This is a rant. Or a scream for lack of sanity. Or a sigh of resignation.
Tonight I was supposed to be at two places at once. Just a bit earlier I sent the final draft of a proposal that I spent the entirety of this last weekend working on. And there’s a conference call at crack of dawn-thirty (7:30) in the morning to confer about said proposal. The kiddos will not be going to school, so guess who gets to participate in this conference call with me? Yep, Won’t that be fun? And professional? *sigh*
I’m annoyed at my life right about now, but there’s no one to blame but me. No one else accepted any of this. Just me. Yeah, very annoyed—angry even—at myself. See, that is NOT what this freelance, consulting gig was supposed to be about!
As I type, and think, I get more frustrated about what I’ve let happen. I’m an admitted workaholic, as I continue to prove to myself and family and some friends who know this about me. And now I think that I purposefully let this get in the way of allowing me to do what I (thought I) wanted to try and do: be more mom, less professional. I think I might be kind of afraid of being “just a mom.” Ha. That’s crazy.
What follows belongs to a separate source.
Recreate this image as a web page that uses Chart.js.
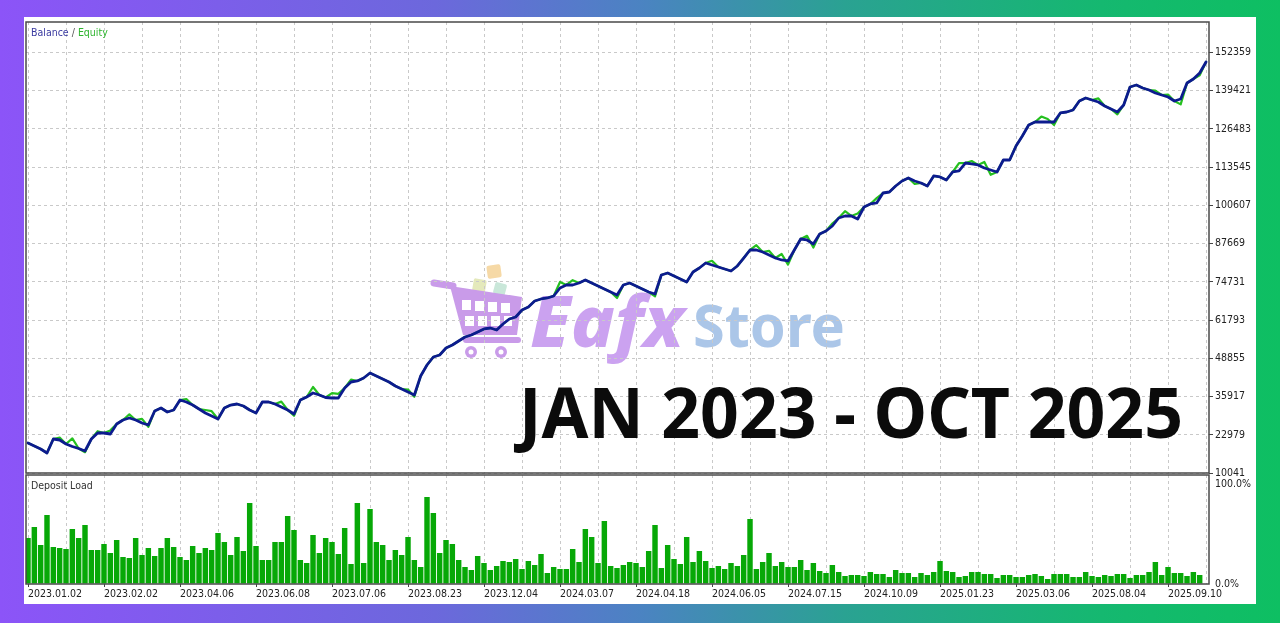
<!DOCTYPE html>
<html>
<head>
<meta charset="utf-8">
<title>Balance / Equity</title>
<script src="https://cdn.jsdelivr.net/npm/chart.js"></script>
<style>
  html, body { margin: 0; padding: 0; }
  body {
    width: 1280px; height: 623px; position: relative; overflow: hidden;
    background: linear-gradient(90deg, #8c54f8 0%, #6c68dc 34%, #4b83c2 50%, #2aa292 66%, #15b870 86%, #0ebf62 100%);
  }
  #panel { position: absolute; left: 24px; top: 17px; width: 1232px; height: 587px; background: #fff; }
  canvas { position: absolute; left: 0; top: 0; }
  .lbl { position: absolute; font-family: 'DejaVu Sans Condensed', 'Liberation Sans', sans-serif; font-size: 10.5px; line-height: 12px; white-space: nowrap; }
  .wm { position: absolute; font-family: 'Noto Sans', sans-serif; white-space: nowrap; transform-origin: 0 0; }
  #eafx { left: 530px; top: 283px; font-size: 72px; line-height: 72px; font-weight: 800; font-style: italic; color: #cba2f0; }
  #store { left: 693px; top: 294px; font-size: 60px; line-height: 60px; font-weight: 700; color: #abc6e8; }
  #period { position: absolute; left: 519px; top: 376px; font-family: 'Noto Sans', sans-serif; font-size: 70px; line-height: 70px;
    font-weight: 700; color: #0b0b0b; white-space: nowrap; transform-origin: 0 0; }
</style>
</head>
<body>
<div id="panel"></div>

<svg width="100" height="105" style="position:absolute;left:425px;top:255px">
  <rect x="62" y="10" width="14" height="13" rx="2" fill="#f6d9a6" transform="rotate(-8 69 16)"/>
  <rect x="48" y="24" width="13" height="13" rx="2" fill="#e4e9bb" transform="rotate(10 54 30)"/>
  <rect x="69" y="28" width="12" height="12" rx="2" fill="#c9e7d9" transform="rotate(15 75 34)"/>
  <line x1="9" y1="28" x2="28" y2="31" stroke="#c99be9" stroke-width="7" stroke-linecap="round"/>
  <path d="M25 31 L97 42 L92 80 L38 80 Z" fill="#c99be9"/>
  <g fill="#ffffff">
    <rect x="37" y="45" width="9" height="10"/><rect x="50" y="46" width="9" height="10"/>
    <rect x="63" y="47" width="9" height="10"/><rect x="76" y="48" width="9" height="10"/>
    <rect x="40" y="61" width="9" height="10"/><rect x="53" y="61" width="9" height="10"/>
    <rect x="66" y="61" width="9" height="10"/><rect x="79" y="61" width="8" height="10"/>
  </g>
  <rect x="38" y="82" width="58" height="6" rx="3" fill="#c99be9"/>
  <circle cx="46" cy="97" r="6" fill="#c99be9"/><circle cx="46" cy="97" r="2.5" fill="#fff"/>
  <circle cx="76" cy="97" r="6" fill="#c99be9"/><circle cx="76" cy="97" r="2.5" fill="#fff"/>
</svg>
<div id="eafx" class="wm">Eafx</div>
<div id="store" class="wm">Store</div>

<canvas id="topChart" width="1280" height="623"></canvas>
<canvas id="loadChart" width="1280" height="623"></canvas>

<div class="lbl" style="left:31px;top:26px"><span style="color:#3a3aa0">Balance</span><span style="color:#555"> / </span><span style="color:#2fb52f">Equity</span></div>
<div class="lbl" style="left:31px;top:479px;color:#333">Deposit Load</div>
<div id="period">JAN 2023 - OCT 2025</div>

<script>
const dates = ['2023.01.02', '2023.02.02', '2023.04.06', '2023.06.08', '2023.07.06', '2023.08.23', '2023.12.04', '2024.03.07',
  '2024.04.18', '2024.06.05', '2024.07.15', '2024.10.09', '2025.01.23', '2025.03.06', '2025.08.04', '2025.09.10'];
const balanceTicks = [10041, 22979, 35917, 48855, 61793, 74731, 87669, 100607, 113545, 126483, 139421, 152359];
const loadTicks = [0, 100];

const balance = [
  20190, 19180, 18160, 16810, 21550, 21210, 19860, 19010, 18330, 17490,
  21550, 23580, 23580, 23240, 26620, 27980, 28660, 27980, 26960, 26290,
  31020, 32040, 30690, 31360, 34750, 34070, 33050, 31700, 30350, 29330,
  28320, 32040, 33050, 33390, 32720, 31360, 30350, 34070, 34070, 33390,
  32380, 31360, 30010, 34750, 35760, 37120, 36440, 35590, 35420, 35420,
  38810, 40840, 41180, 42190, 43880, 42870, 41850, 40840, 39480, 38470,
  37450, 36440, 42870, 46590, 49300, 49980, 52350, 53360, 54710, 56070,
  56740, 57760, 58780, 59110, 58440, 60470, 62160, 62840, 65210, 66220,
  68250, 68930, 69270, 69940, 72650, 73670, 73670, 74340, 75360, 74340,
  73330, 72310, 71300, 70280, 73670, 74340, 73330, 72310, 71300, 70620,
  77050, 77730, 76710, 75700, 74680, 78070, 79420, 81110, 80430, 79760,
  79080, 78400, 80100, 82800, 85510, 85510, 84830, 83820, 82800, 82130,
  81790, 85510, 89230, 88900, 87540, 90930, 91940, 93630, 96340, 97020,
  97020, 96000, 100060, 101080, 101420, 104800, 105140, 107170, 108860, 109880,
  108860, 108190, 107170, 110560, 110220, 109200, 111910, 112250, 114950, 114620,
  114280, 113260, 112590, 111910, 115970, 115970, 120710, 124090, 127820, 128830,
  128830, 128830, 128830, 131880, 132210, 132890, 135940, 136950, 136280, 135600,
  134250, 133230, 132210, 134580, 140680, 141350, 140340, 139660, 138640, 137970,
  137290, 135940, 136610, 142030, 143380, 145410, 149140
];

const equity = [
  20190, 19180, 18160, 16810, 21550, 22020, 19860, 21750, 18330, 17080,
  21550, 24190, 23580, 24460, 26620, 27980, 29880, 27980, 28380, 25680,
  31020, 32040, 30690, 31360, 34750, 35080, 33050, 31700, 31360, 30960,
  28320, 32040, 33050, 33390, 32720, 31360, 30350, 34070, 34070, 33390,
  34200, 31360, 29400, 34750, 35760, 39150, 36440, 35590, 37050, 36840,
  38810, 41650, 41180, 42190, 43880, 42870, 41850, 40840, 39480, 38470,
  38270, 35830, 42870, 46590, 49300, 49980, 52350, 53360, 54710, 56070,
  56740, 57760, 58780, 59110, 58440, 60470, 62160, 62840, 65210, 66220,
  68250, 68930, 69270, 69940, 74680, 73670, 75290, 74340, 75360, 74340,
  73330, 72310, 71300, 69270, 73670, 74340, 73330, 72310, 71300, 69810,
  77050, 77730, 76710, 75700, 74680, 78070, 79420, 81110, 81850, 79760,
  79080, 78400, 80100, 82800, 85510, 87140, 84830, 85240, 82800, 84160,
  80570, 85510, 89230, 90320, 86320, 90930, 91940, 94450, 96340, 98650,
  97020, 97830, 100060, 101080, 103050, 104800, 105140, 107170, 108860, 109880,
  107850, 108190, 107170, 110560, 110220, 109200, 111910, 114890, 114950, 115630,
  114280, 115290, 110960, 111910, 115970, 115970, 120710, 124090, 127820, 128830,
  130660, 129840, 127820, 131880, 132210, 132890, 135940, 136950, 136280, 136820,
  134250, 133230, 131400, 134580, 140680, 141350, 140340, 139660, 139460, 137970,
  138100, 135940, 134790, 142030, 143380, 144600, 149140
];

const depositLoad = [
  46, 57, 39, 69, 37, 36, 35, 55, 46, 59,
  34, 34, 40, 31, 44, 27, 26, 46, 29, 36,
  28, 36, 46, 37, 27, 24, 38, 31, 36, 34,
  51, 42, 29, 47, 33, 81, 38, 24, 24, 42,
  42, 68, 54, 24, 21, 49, 31, 46, 42, 30,
  56, 20, 81, 21, 75, 42, 39, 24, 34, 29,
  47, 24, 17, 87, 71, 31, 44, 40, 24, 17,
  14, 28, 21, 14, 18, 23, 22, 25, 15, 23,
  19, 30, 11, 17, 15, 15, 35, 22, 55, 47,
  21, 63, 18, 16, 19, 22, 21, 17, 33, 59,
  16, 39, 25, 20, 47, 22, 33, 23, 16, 18,
  15, 21, 18, 29, 65, 15, 22, 31, 18, 22,
  17, 17, 24, 14, 21, 13, 11, 19, 12, 8,
  9, 9, 8, 12, 10, 10, 7, 14, 11, 11,
  7, 11, 9, 12, 23, 13, 12, 7, 8, 12,
  12, 10, 10, 6, 9, 9, 7, 7, 9, 10,
  8, 5, 10, 10, 10, 7, 7, 12, 8, 7,
  9, 8, 10, 10, 6, 9, 9, 12, 22, 9,
  17, 11, 11, 8, 12, 9, 0
];

Chart.defaults.font.family = "'DejaVu Sans Condensed', 'Liberation Sans', sans-serif";
Chart.defaults.font.size = 10.5;
Chart.defaults.color = '#222';

const idx = balance.map((_, i) => i);
const gridTicks = [];
for (let v = 0; v < idx.length; v += 6) gridTicks.push(v);
const gridColor = '#c9c9c9';

// draws the dark frame round each pane
const frame = {
  id: 'frame',
  afterDatasetsDraw(chart) {
    const { ctx, chartArea: a } = chart;
    ctx.save();
    ctx.strokeStyle = '#4a4a4a';
    ctx.lineWidth = 1.5;
    ctx.strokeRect(a.left, a.top, a.right - a.left, a.bottom - a.top);
    ctx.restore();
  }
};

function xScale(showLabels, height) {
  return {
    type: 'linear', min: -0.316, max: 186.47, offset: false,
    afterBuildTicks: s => { s.ticks = gridTicks.map(v => ({ value: v })); },
    afterFit: s => { s.height = height; },
    grid: {
      color: gridColor, offset: false, drawTicks: showLabels, tickLength: 3, tickWidth: 1, tickBorderDash: [],
      tickColor: c => (c.tick && c.tick.value % 12 === 0) ? '#444' : 'rgba(0,0,0,0)'
    },
    border: { display: false, dash: [3, 3] },
    ticks: {
      display: showLabels, autoSkip: false, maxRotation: 0, minRotation: 0, align: 'start', padding: 1,
      callback: v => v % 12 === 0 ? dates[v / 12] : ''
    }
  };
}

new Chart(document.getElementById('topChart'), {
  type: 'line',
  data: {
    labels: idx,
    datasets: [
      { label: 'Balance', data: balance, borderColor: '#0c1b8e', borderWidth: 2.8, pointRadius: 0, tension: 0,
        borderJoinStyle: 'round', borderCapStyle: 'round' },
      { label: 'Equity', data: equity, borderColor: '#25c01f', borderWidth: 2.2, pointRadius: 0, tension: 0,
        borderJoinStyle: 'round', borderCapStyle: 'round' }
    ]
  },
  options: {
    responsive: false, animation: false, events: [], devicePixelRatio: 1,
    layout: { padding: { left: 26, top: 22, right: 0, bottom: 150 } },
    plugins: { legend: { display: false }, tooltip: { enabled: false } },
    scales: {
      x: xScale(false, 0),
      y: {
        position: 'right', min: 10041, max: 162670,
        afterBuildTicks: s => { s.ticks = balanceTicks.map(v => ({ value: v })); },
        afterFit: s => { s.width = 71; },
        grid: { color: gridColor, tickLength: 4, tickColor: '#444', tickBorderDash: [] },
        border: { display: false, dash: [3, 3] },
        ticks: { padding: 2, callback: v => String(v) }
      }
    }
  },
  plugins: [frame]
});

new Chart(document.getElementById('loadChart'), {
  type: 'bar',
  data: {
    labels: idx,
    datasets: [
      { label: 'Deposit Load', data: depositLoad, backgroundColor: '#07a807', borderWidth: 0,
        barPercentage: 1, categoryPercentage: 0.86 }
    ]
  },
  options: {
    responsive: false, animation: false, events: [], devicePixelRatio: 1,
    layout: { padding: { left: 26, top: 475, right: 0, bottom: 0 } },
    plugins: { legend: { display: false }, tooltip: { enabled: false } },
    scales: {
      x: xScale(true, 39),
      y: {
        position: 'right', min: 0, max: 109,
        afterBuildTicks: s => { s.ticks = loadTicks.map(v => ({ value: v })); },
        afterFit: s => { s.width = 71; },
        grid: { drawOnChartArea: false, tickLength: 4, tickColor: 'rgba(0,0,0,0)' },
        border: { display: false },
        ticks: { padding: 2, callback: v => v.toFixed(1) + '%' }
      }
    }
  },
  plugins: [frame]
});

function fitWidth(id, w) {
  const el = document.getElementById(id);
  el.style.transform = 'none';
  const r = el.getBoundingClientRect().width;
  if (r > 0) el.style.transform = 'scaleX(' + (w / r) + ')';
}
function fitAll() {
  fitWidth('period', 664);
  fitWidth('eafx', 154);
  fitWidth('store', 152);
}
fitAll();
if (document.fonts && document.fonts.ready) document.fonts.ready.then(fitAll);
</script>
</body>
</html>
No, what is crazy is that my goals of late have all been missed. Except for work deadlines, everything else–yes, everything else–has fallen to the wayside. My volunteer duties. My family. My mental health. My relationships with others.
Not all relationships. I’ve helped foster the relations of the dust bunnies. Yes, they have enjoyed—are enjoying—this time of my household neglect. While I’ve shirked my relationships, they have cultivated theirs. Looks like a reunion happening under the desk right now. Maybe there’s a lesson there. Or maybe not.